Horrorible Review: “A Very British Murder”

Enjoy this Monday with Mildred!

A Very British Murder book cover

A Very British Murder

Lucy Worsley is a history author with an IMdb.com listing. I first saw her on The Six Wives of Henry the Eighth, and decided she’s one of those historians who get it that not only should history be shown in an entertaining way, but that real history is more squeezing the sponge than carving a straight line in stone. Nothing ever happens all by itself. There are always interconnections that a good historian will relay to their students by squeezing out all the ingredients from the sponge, like how WWI affected the Golden Age of detective novels, or how a large drop in crime, especially murder, helped create the “sensation” novel craze.

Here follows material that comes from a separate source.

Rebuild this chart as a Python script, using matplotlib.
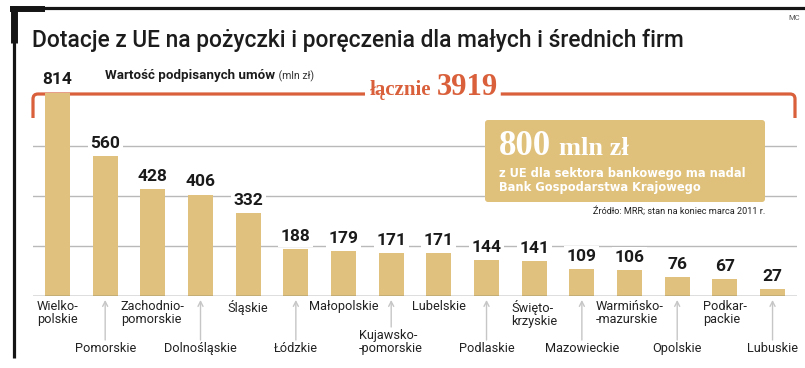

As well, her writing is very entertaining and personal, at various points relaying her experiences in research, like doing some of the Red Barn murder circuit and, “Having the pleasure of operating the museum’s puppet of William Corder under the supervision of its curator, Cathy Hall, and found myself taking an inappropriate level of enjoyment in causing it to kill its Maria once again.” As she shows with her television forays, Worsley understands that history should be a personal business, flowing from the teacher to the student. It doesn’t get more personal than handling ”Corder’s actual scalp, complete with shriveled ear”, and admitting, “Such experiences, mixing horror and fun, were genuinely unsettling and genuinely pleasurable.” We know she gets it, which helps us understand it.

There have been a number of books written on the subject of Britain’s love affair with crime and how it created large amounts of fiction, sometimes barely disguised from its real-life origins, beginning with the widely acknowledged starting point of the Ratcliffe Highway Murder in 1811.  At the back of the fairly short book there is a “Sources” section, and the first one mentioned is one I tried and failed to read. Worsley says, “Judith Flanders’ excellent The Invention of Murder: How the Victorians Revelled in Death and Detection and Created Modern Crime (2010) greatly influenced my approach to the subject of A Very British Murder, and was an important source for the first two-thirds of the timescale covered here.” She is correct that Flander’s book is very detailed.  It’s massively, ginormously, GLACIALLY detailed about the various forms of “entertainment” created directly from murders made famous by stage play, novel and broadsheet. The biggest difference, I believe, between the two works is that Flanders is writing more for a serious scholar of fiction, especially of theater. She also goes into much greater detail about the actual murders. Much greater, and much gorier, and after each an exhaustive rendering of what was written by whom, where it played and how many people saw it. If you’re into such things, go for it, the subject is fascinating.

Worsley, on the other hand, seems to have a greater handle on the bigger picture. The reader of her book will have a better understanding of how murder fiction interacted with everything from fiction to the beginnings of professional policing and forensic detection, and even politics. Nineteenth century fiction and gory, tawdry murders may seem unconnected, so if you’re interested in finding out how they go hand in glove in Britain, check out this book. It’s not too long, it’s based on personal preference and experience of the author, and is a well rendered history book.